> **RECORDS FOR THE TASK**
* begin *
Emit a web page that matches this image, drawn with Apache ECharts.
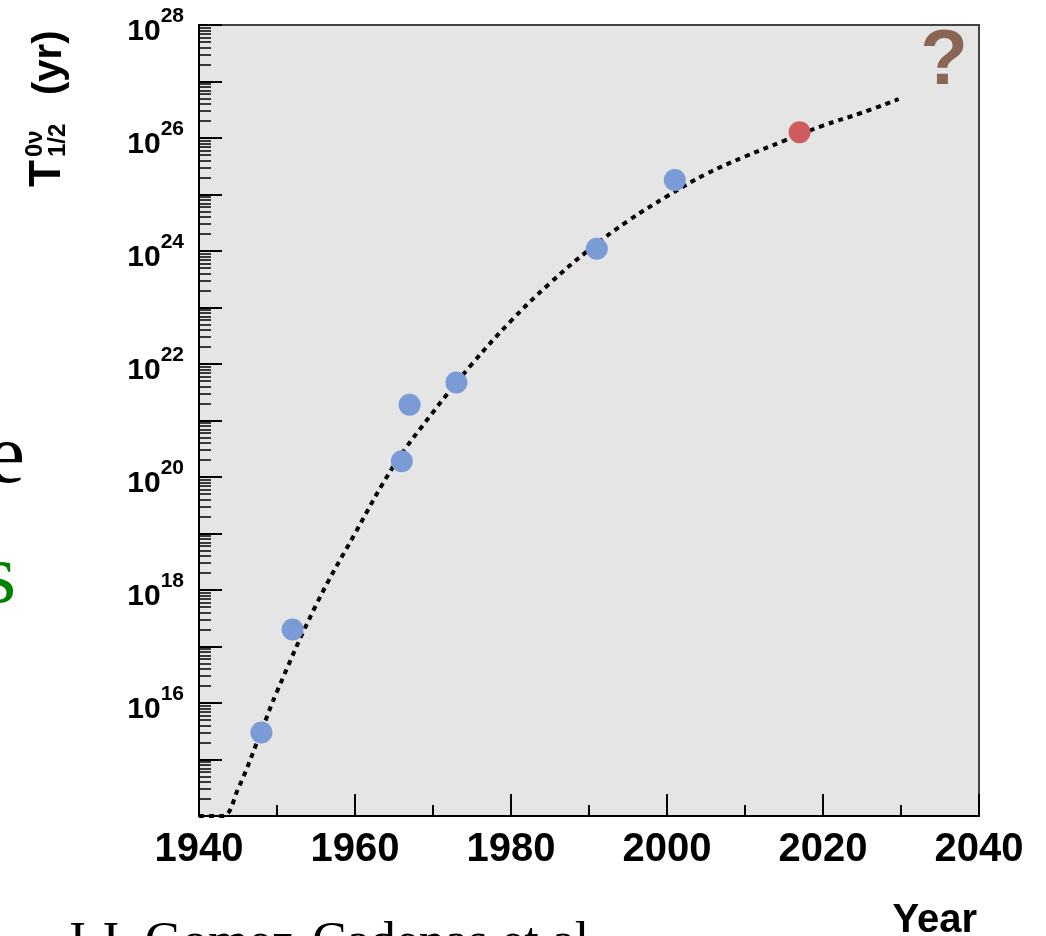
* end *
* begin *
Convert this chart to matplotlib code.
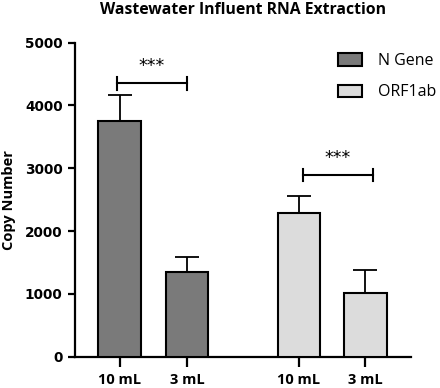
* end *
* begin *
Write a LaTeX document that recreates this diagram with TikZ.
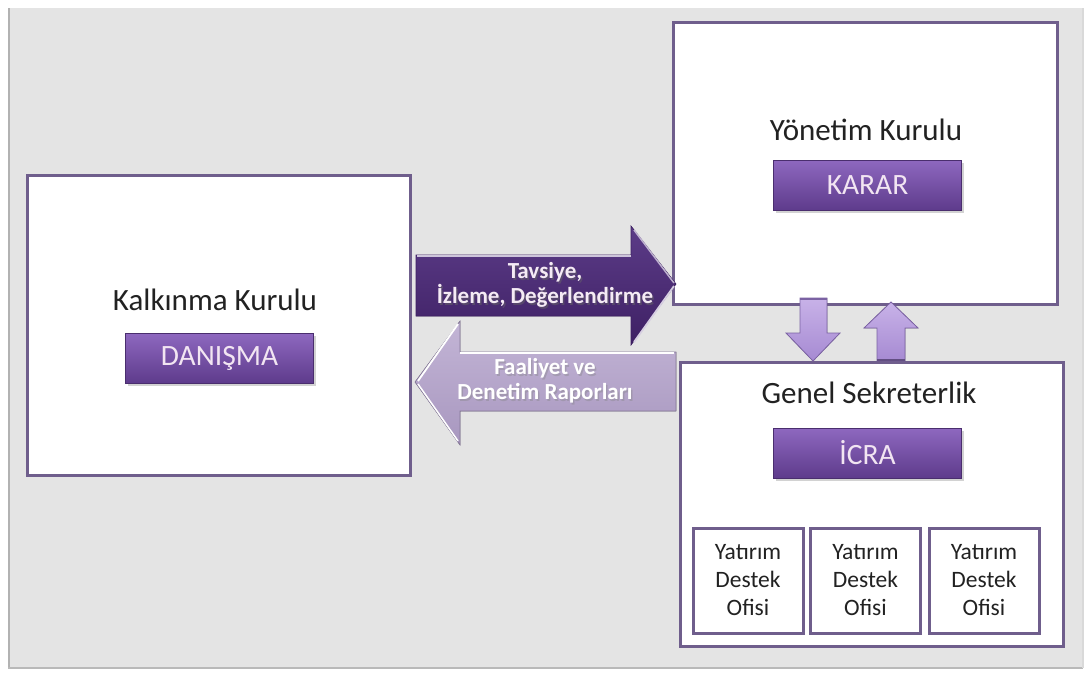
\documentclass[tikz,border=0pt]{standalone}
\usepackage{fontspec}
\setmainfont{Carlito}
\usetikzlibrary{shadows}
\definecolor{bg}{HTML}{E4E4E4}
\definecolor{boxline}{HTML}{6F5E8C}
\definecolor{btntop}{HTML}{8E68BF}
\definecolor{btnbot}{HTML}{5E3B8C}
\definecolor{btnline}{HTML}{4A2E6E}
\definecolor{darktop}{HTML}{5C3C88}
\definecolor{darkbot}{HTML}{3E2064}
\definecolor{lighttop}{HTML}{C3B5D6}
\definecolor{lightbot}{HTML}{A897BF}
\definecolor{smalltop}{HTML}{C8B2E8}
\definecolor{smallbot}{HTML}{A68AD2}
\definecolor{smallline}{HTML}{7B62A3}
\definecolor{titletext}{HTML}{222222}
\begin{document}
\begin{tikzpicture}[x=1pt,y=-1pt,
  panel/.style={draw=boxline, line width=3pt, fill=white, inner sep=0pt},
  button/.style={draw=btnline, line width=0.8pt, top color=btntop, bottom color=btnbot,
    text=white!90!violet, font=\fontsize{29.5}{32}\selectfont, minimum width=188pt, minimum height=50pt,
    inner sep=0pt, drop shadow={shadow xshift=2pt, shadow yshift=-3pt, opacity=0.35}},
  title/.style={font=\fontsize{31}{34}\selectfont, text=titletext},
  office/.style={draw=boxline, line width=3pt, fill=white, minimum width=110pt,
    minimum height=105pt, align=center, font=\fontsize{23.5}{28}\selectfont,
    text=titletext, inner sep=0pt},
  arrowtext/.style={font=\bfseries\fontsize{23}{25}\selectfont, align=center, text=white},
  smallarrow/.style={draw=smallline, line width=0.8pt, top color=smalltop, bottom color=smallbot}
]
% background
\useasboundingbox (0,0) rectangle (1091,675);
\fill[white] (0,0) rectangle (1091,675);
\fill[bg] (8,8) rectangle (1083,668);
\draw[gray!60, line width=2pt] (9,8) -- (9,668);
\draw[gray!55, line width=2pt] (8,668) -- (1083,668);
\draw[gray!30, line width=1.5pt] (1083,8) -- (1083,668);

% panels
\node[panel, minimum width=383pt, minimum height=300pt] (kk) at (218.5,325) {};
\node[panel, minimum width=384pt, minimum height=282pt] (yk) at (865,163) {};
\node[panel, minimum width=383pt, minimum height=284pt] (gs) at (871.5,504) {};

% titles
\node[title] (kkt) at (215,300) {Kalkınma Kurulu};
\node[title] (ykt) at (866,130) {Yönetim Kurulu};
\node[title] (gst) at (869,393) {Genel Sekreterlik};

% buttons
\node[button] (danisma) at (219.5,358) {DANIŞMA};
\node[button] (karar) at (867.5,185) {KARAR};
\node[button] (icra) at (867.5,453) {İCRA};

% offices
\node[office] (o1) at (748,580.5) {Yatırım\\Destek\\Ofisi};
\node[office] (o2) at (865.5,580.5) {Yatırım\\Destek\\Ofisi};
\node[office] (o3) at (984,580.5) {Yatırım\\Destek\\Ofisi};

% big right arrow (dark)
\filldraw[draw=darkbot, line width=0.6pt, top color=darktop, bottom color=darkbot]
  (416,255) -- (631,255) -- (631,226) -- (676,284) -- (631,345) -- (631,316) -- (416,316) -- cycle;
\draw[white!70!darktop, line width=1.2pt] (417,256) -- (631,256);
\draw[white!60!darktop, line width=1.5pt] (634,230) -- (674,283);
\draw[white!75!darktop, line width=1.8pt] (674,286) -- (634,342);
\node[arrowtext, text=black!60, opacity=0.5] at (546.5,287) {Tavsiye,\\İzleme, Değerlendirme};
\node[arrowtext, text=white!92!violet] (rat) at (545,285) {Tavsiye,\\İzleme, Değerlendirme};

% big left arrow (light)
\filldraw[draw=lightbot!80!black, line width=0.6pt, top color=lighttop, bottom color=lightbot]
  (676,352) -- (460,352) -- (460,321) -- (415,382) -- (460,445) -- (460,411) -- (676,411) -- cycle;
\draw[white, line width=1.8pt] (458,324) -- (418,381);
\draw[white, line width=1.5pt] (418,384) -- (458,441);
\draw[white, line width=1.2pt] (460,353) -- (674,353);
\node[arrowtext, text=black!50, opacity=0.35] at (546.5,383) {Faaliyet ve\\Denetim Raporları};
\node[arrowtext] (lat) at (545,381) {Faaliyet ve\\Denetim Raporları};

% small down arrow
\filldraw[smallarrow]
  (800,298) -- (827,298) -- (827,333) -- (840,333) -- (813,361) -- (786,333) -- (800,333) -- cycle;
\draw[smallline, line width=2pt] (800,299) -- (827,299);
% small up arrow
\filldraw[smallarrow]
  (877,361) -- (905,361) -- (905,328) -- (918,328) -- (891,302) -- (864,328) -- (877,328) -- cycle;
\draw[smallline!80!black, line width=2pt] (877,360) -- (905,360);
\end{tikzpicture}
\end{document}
* end *
> **EXERCISE DETAILS**
Reply with one number only: the count of lines in the entries that contain "this".

> **THE COMPLETED TASK**
3